When thinking of hard materials, descriptors like firmness, solidness, and rigidness come to mind. Researchers have now given a twist to these concepts by microfabricating single-crystal diamond bridge structures (~1 μm × ~100 nm), which sustain a certain degree of elastic strain. Diamond has an ultrawide bandgap (5.47 eV), good carrier mobilities, dielectric breakdown strength, and thermal conductivity. By straining the material, these properties can be translated to functional applications. Researchers at the City University of Hong Kong were able to adjust the bandgap of microfabricated diamond by means of elastic strain engineering, reducing it by approximately 2 eV. Their work was reported in a recent issue of Science (https://doi.org/10.1126/science.abc4174).

Using bulk diamond grown from microwave plasma-assisted chemical vapor deposition as a starting material, they sculpted diamond samples with micrometer dimensions and performed in situ tensile loading–unloading experiments. These used a homemade tensile diamond gripper in which the sculpted structures were positioned and could undergo stretching. Also, fiducial markers were made by electron-beam-induced carbon deposition as a way of tracking strain change while being stretched inside electron microscopes. The experiments were performed at room temperature and the tensile stretching was tested over three directions, [100], [101], and [111]. Density functional theory (DFT) was used to approximate the electronic bandgap changes with tensile loading.

Loading–unloading experiments showed that full elastic recovery was possible. Diamond recovered to its original length after being subjected to uniform strain values of ~4.8%, 6.8%, and 7.5% for different cycles. To test the potential of exploiting this behavior in applications, the researchers fabricated a similar structure but with several bridges. As before, the new diamond array showed elastic strain, this time with a ~5.8% elastic strain value. From stress–strain graphs, a ~865 GPa Young’s modulus was determined for sculpted diamond, as compared with ~1100 GPa for [101] bulk diamond, opening the door to future applications. The research team attributes this difference to a surface amorphous carbon layer and growth imperfections (versus single-crystal quality where the lattice is uninterrupted overall).

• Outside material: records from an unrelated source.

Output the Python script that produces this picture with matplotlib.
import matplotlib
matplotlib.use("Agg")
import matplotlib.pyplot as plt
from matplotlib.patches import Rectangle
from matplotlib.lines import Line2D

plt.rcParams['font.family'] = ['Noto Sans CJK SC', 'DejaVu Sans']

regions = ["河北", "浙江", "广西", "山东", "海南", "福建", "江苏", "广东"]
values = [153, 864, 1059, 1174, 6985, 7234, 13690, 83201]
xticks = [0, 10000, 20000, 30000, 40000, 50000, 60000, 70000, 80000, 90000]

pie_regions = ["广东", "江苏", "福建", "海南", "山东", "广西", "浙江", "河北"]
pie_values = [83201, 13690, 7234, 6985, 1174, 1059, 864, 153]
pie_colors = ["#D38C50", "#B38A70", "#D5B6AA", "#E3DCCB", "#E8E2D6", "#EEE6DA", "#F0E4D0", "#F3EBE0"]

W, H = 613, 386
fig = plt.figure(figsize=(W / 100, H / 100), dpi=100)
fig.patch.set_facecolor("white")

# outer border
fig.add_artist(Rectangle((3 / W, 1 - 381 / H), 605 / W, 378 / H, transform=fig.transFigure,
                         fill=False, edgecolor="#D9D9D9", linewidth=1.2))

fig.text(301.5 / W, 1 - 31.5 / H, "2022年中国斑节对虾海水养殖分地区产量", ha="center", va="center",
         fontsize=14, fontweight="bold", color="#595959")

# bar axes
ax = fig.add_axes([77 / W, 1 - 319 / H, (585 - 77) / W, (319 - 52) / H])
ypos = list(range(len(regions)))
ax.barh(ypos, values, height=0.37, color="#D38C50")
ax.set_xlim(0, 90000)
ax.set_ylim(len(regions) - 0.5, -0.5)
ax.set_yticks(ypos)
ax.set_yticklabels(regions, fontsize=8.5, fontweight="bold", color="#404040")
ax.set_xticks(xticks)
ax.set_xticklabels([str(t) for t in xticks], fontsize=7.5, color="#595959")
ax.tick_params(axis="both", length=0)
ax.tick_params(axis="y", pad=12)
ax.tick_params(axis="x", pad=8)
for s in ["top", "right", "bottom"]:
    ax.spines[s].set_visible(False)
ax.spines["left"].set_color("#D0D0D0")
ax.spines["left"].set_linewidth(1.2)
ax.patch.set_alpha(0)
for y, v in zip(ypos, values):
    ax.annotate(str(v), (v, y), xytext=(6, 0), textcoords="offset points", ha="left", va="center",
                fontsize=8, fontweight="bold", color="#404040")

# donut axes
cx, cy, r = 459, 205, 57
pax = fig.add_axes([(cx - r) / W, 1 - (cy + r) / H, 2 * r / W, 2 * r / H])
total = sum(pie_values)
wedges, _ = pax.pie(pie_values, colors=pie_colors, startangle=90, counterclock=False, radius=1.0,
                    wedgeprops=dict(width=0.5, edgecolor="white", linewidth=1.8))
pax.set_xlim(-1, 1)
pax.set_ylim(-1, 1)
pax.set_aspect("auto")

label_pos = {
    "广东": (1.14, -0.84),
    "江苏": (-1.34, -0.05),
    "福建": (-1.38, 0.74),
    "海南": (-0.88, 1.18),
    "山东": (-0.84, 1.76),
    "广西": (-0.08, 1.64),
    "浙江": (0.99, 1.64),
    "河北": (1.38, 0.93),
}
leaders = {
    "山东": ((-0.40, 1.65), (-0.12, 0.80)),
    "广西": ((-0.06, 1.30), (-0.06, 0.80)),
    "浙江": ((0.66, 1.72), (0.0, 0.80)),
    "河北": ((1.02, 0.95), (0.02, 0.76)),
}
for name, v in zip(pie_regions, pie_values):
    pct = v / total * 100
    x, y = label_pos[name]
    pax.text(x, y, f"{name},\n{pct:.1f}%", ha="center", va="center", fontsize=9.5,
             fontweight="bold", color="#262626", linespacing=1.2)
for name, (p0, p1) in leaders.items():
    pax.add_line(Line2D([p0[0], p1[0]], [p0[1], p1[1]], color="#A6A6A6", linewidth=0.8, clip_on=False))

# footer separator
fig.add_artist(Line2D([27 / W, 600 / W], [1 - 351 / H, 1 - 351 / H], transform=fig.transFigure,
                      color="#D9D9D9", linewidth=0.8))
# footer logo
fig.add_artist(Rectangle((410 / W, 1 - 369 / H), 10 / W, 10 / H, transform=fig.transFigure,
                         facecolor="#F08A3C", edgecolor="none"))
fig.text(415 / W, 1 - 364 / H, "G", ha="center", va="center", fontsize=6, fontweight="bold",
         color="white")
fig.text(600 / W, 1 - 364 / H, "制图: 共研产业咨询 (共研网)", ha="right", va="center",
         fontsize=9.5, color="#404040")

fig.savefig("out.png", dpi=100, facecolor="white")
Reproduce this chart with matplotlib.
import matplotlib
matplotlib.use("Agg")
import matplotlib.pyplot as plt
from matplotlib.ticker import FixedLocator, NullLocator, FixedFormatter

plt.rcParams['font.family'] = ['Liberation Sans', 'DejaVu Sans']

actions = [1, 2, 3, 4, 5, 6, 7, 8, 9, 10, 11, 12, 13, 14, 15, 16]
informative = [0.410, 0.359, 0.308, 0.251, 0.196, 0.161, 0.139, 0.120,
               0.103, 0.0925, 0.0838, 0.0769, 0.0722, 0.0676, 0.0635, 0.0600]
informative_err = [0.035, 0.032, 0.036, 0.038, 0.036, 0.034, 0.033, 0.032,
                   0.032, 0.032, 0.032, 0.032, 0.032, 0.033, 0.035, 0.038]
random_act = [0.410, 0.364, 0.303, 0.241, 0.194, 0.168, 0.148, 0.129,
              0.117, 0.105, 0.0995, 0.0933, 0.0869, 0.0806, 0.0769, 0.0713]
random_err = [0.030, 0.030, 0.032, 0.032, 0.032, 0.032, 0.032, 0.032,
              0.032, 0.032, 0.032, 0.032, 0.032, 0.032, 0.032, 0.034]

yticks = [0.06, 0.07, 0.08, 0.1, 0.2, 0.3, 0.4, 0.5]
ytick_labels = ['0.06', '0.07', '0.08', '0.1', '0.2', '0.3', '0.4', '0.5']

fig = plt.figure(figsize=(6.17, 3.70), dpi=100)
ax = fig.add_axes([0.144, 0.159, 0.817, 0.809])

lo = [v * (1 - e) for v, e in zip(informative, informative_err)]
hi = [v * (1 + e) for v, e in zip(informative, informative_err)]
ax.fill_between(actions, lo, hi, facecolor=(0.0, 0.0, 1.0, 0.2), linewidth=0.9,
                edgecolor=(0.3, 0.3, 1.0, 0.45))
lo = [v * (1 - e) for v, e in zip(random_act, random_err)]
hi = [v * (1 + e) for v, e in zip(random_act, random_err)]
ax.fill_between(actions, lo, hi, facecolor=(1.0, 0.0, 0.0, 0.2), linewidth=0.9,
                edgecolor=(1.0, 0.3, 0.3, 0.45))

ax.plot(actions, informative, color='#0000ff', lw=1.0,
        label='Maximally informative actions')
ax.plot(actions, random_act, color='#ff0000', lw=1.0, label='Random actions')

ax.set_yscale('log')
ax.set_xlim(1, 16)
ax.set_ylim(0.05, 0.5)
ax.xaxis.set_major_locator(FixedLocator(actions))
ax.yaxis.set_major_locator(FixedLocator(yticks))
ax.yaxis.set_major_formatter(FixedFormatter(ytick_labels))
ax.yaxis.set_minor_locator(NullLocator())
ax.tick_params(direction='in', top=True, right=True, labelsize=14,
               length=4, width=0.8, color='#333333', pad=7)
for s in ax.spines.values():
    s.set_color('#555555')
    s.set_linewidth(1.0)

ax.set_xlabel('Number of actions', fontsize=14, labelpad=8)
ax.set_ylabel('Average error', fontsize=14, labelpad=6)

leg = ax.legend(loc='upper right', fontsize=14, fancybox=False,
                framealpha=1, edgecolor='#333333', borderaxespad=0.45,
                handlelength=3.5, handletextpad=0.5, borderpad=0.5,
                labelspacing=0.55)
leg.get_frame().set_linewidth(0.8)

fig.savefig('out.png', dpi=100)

The team reported a maximum tensile strain of ~9.7% through an optimized sample geometry, which is close to the ideal elastic limit. Moreover, their DFT studies showed that the highest bandgap reduction was 3.09 eV at ~9% strain, for the [101] direction. In addition to directly exploiting these mechanical properties in the target material, the applied strain allows for a bandgap reduction that has potential in photonics, electronics, and quantum information technologies. Also, the microfabricated material’s dimensions (μm × nm) suit scales for microelectromechanical systems and ever larger-scale integrations.